When Braun tested positive for PEDs, the reception of the national audience was drastically in favor of throwing him under the bus. Even in my piece on Braun in December, I was quick to point out how awful this was for the sport.

This came, of course, with good reason.

Dedicated baseball fans in 2012 are of a culture that is used to being betrayed by their stars. Coming off of a generation of McGwire and Bonds’ and Clemens’, fans are used to being lied to.

Why would Braun be any different?

“I have been an open book, willing to share details from every aspect of my life as part of this investigation, because I have nothing to hide,” said Braun in his public statement. “I have passed over 25 drug tests in my career, including at least three in the past year.”

Jamie Squire/Getty Images

“It is the first step in restoring my good name and reputation. We were able to get through this because I am innocent and the truth is on our side,” he continued.

MLB players, by policy, are supposed to be guaranteed confidentiality upon failed drug tests until a proper appeal process is in order. Braun was not granted this right, and now faces a future in which writers are forced to even discuss his name as a once-potential PED positive player.

This is a liberty unfairly stripped from Braun, and a decision that a player with a clean name never deserves.
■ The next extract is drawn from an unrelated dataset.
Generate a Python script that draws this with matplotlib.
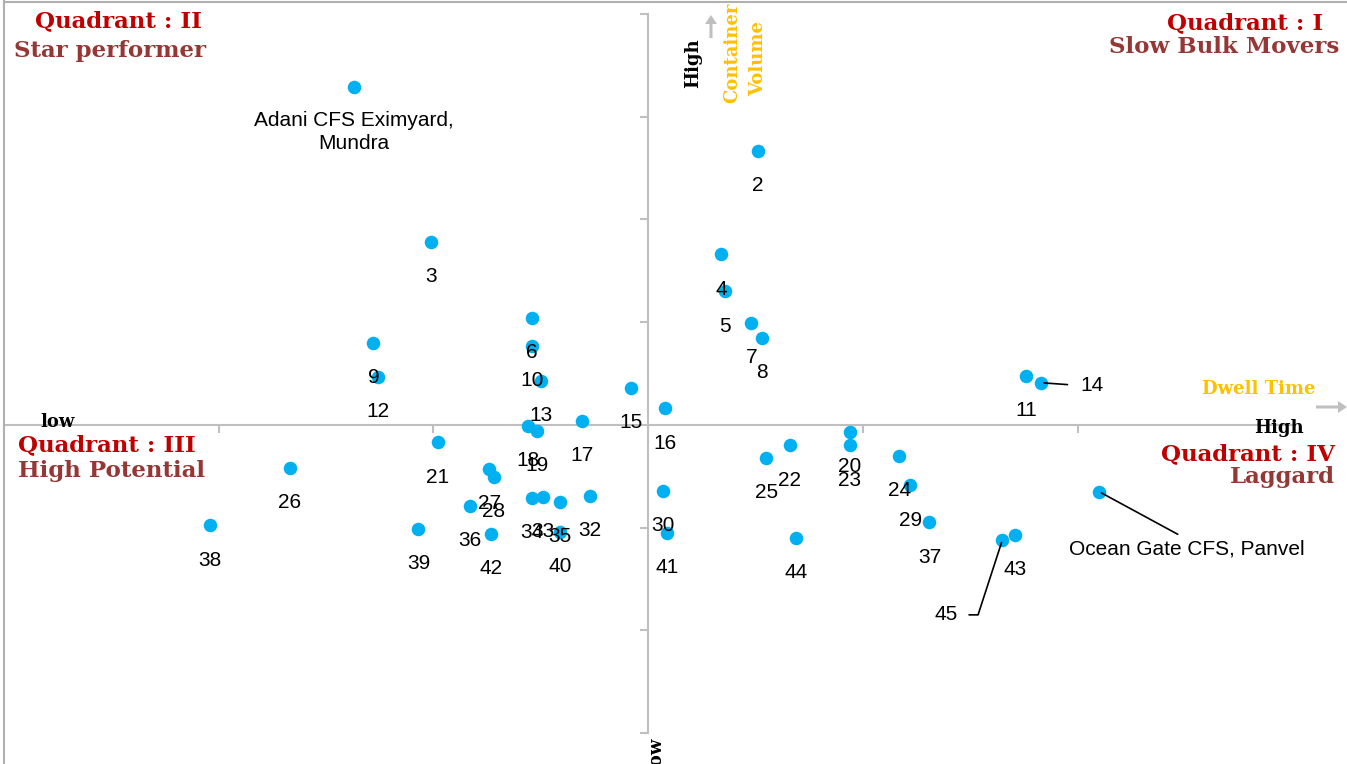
import matplotlib.pyplot as plt
from matplotlib.lines import Line2D
from matplotlib.patches import FancyArrow

W, H = 1347, 764

# CFS number, dwell time (x) and container volume (y), standardised scores
cfs_ids = [1, 2, 3, 4, 5, 6, 7, 8, 9, 10,
           11, 12, 13, 14, 15, 16, 17, 18, 19, 20,
           21, 22, 23, 24, 25, 26, 27, 28, 29, 30,
           31, 32, 33, 34, 35, 36, 37, 38, 39, 40,
           41, 42, 43, 44, 45]
dwell = [-1.37, 0.51, -1.01, 0.34, 0.36, -0.54, 0.48, 0.53, -1.28, -0.54,
         1.76, -1.26, -0.50, 1.83, -0.08, 0.08, -0.31, -0.56, -0.52, 0.94,
         -0.98, 0.66, 0.94, 1.17, 0.55, -1.67, -0.74, -0.72, 1.22, 0.07,
         2.10, -0.27, -0.49, -0.54, -0.41, -0.83, 1.31, -2.04, -1.07, -0.41,
         0.09, -0.73, 1.71, 0.69, 1.65]
volume = [3.29, 2.67, 1.78, 1.66, 1.30, 1.04, 0.99, 0.85, 0.80, 0.77,
          0.48, 0.47, 0.43, 0.41, 0.36, 0.16, 0.04, -0.01, -0.06, -0.07,
          -0.17, -0.20, -0.20, -0.30, -0.32, -0.42, -0.43, -0.51, -0.59, -0.64,
          -0.65, -0.69, -0.70, -0.71, -0.75, -0.79, -0.95, -0.98, -1.01, -1.04,
          -1.05, -1.06, -1.07, -1.10, -1.12]

named = {1: "Adani CFS Eximyard,\nMundra", 31: "Ocean Gate CFS, Panvel"}

BLUE = "#00B0F0"
GREY = "#BFBFBF"
RED = "#C00000"
BROWN = "#953735"
GOLD = "#FFC000"
SERIF = "DejaVu Serif"
SANS = "Liberation Sans"

fig = plt.figure(figsize=(W / 100, H / 100), dpi=100)
ax = fig.add_axes([0, 0, 1, 1])
ax.set_xlim(-3.019, 3.255)
ax.set_ylim(-3.302, 4.136)

# axes crossing at the origin
for s in ["top", "right"]:
    ax.spines[s].set_visible(False)
ax.spines["left"].set_position(("data", 0))
ax.spines["bottom"].set_position(("data", 0))
ax.spines["left"].set_bounds(-3, 4)
ax.spines["bottom"].set_bounds(-3, 3)
for s in ["left", "bottom"]:
    ax.spines[s].set_color(GREY)
    ax.spines[s].set_linewidth(1.5)
ax.set_xticks([-2, -1, 1, 2])
ax.set_yticks([-3, -2, -1, 1, 2, 3, 4])
ax.tick_params(length=6, width=1.5, color=GREY, direction="out",
               labelleft=False, labelbottom=False)

# chart area border (left and top)
fig.add_artist(Line2D([4 / W, 4 / W], [0, 1], color="#B0B0B0", lw=1.5))
fig.add_artist(Line2D([4 / W, 1], [1 - 1.5 / H, 1 - 1.5 / H], color="#B0B0B0", lw=1.5))

ax.scatter(dwell, volume, s=95, color=BLUE, linewidths=0, zorder=3)

lab = dict(fontsize=15, family=SANS, color="black", zorder=5)
for i, x, y in zip(cfs_ids, dwell, volume):
    if i == 1:
        ax.annotate(named[i], (x, y), xytext=(0, -32.5), textcoords="offset points",
                    ha="center", va="center", linespacing=1.25, **lab)
    elif i == 31:
        ax.annotate(named[i], (x, y), xytext=(63, -41), textcoords="offset points",
                    ha="center", va="center", **lab,
                    arrowprops=dict(arrowstyle="-", color="black", lw=1.2,
                                    relpos=(0.5, 1), shrinkA=3, shrinkB=2))
    elif i == 14:
        ax.annotate(str(i), (x, y), xytext=(28, -2), textcoords="offset points",
                    ha="left", va="center", **lab,
                    arrowprops=dict(arrowstyle="-", color="black", lw=1.2,
                                    relpos=(0, 0.5), shrinkA=7, shrinkB=2))
    elif i == 45:
        ax.annotate(str(i), (x, y), xytext=(-32, -54), textcoords="offset points",
                    ha="right", va="center", **lab,
                    arrowprops=dict(arrowstyle="-", color="black", lw=1.2,
                                    connectionstyle="angle,angleA=0,angleB=72,rad=0",
                                    relpos=(1, 0.5), shrinkA=6, shrinkB=2))
    else:
        ax.annotate(str(i), (x, y), xytext=(0, -25), textcoords="offset points",
                    ha="center", va="center", **lab)


def ftext(px, py, s, **kw):
    fig.text(px / W, 1 - py / H, s, **kw)


title = dict(family=SERIF, fontweight="bold", fontsize=16.5, va="center")
ftext(35, 21, "Quadrant : II", color=RED, ha="left", **title)
ftext(14, 51, "Star performer", color=BROWN, ha="left", **title)
ftext(1323, 23, "Quadrant : I", color=RED, ha="right", **title)
ftext(1339, 47, "Slow Bulk Movers", color=BROWN, ha="right", **title)
ftext(18, 445, "Quadrant : III", color=RED, ha="left", **title)
ftext(18, 471, "High Potential", color=BROWN, ha="left", **title)
ftext(1335, 454, "Quadrant : IV", color=RED, ha="right", **title)
ftext(1335, 477, "Laggard", color=BROWN, ha="right", **title)

axis_lab = dict(family=SERIF, fontweight="bold", fontsize=13)
ftext(58, 422, "low", color="black", ha="center", va="center", **axis_lab)
ftext(1279, 428, "High", color="black", ha="center", va="center", **axis_lab)
ftext(1259, 389, "Dwell Time", color=GOLD, ha="center", va="center", **axis_lab)
ftext(693, 63, "High", color="black", ha="center", va="center", rotation=90, **axis_lab)
ftext(732, 53, "Container", color=GOLD, ha="center", va="center", rotation=90, **axis_lab)
ftext(758, 58, "Volume", color=GOLD, ha="center", va="center", rotation=90, **axis_lab)
ftext(656, 738, "low", color="black", ha="center", va="top", rotation=90, **axis_lab)

# direction arrows
fig.add_artist(FancyArrow(1316 / W, 1 - 407 / H, 22 / W, 0, width=3 / H,
                          head_width=12 / H, head_length=9 / W, color=GREY, lw=0))
fig.add_artist(FancyArrow(711 / W, 1 - 38 / H, 0, 14 / H, width=3 / W,
                          head_width=12 / W, head_length=9 / H, color=GREY, lw=0))

fig.savefig("out.png", dpi=100)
The media is always interested in making a story—they are, by profession, expected to fulfill that obligation—and my pitch is indeed simple.

Journalists that did not support Braun ought to apologize and rectify their wrongdoings. Granted they had been given knowledge that Braun had tested positive, the circumstances have since changed. Braun, however, was innocent until, once more and this time for permanence, proven innocent.

It is my hope that as Braun continues his career, he can be remembered for his beautiful swing and humanitarian aid. As an innocent man, he continues to act as a remarkable role model and noted American.

For the first time in its history, the MLB arbitration panel has overturned their initial judgment and I couldn’t be happier. Cheers to Ryan Braun.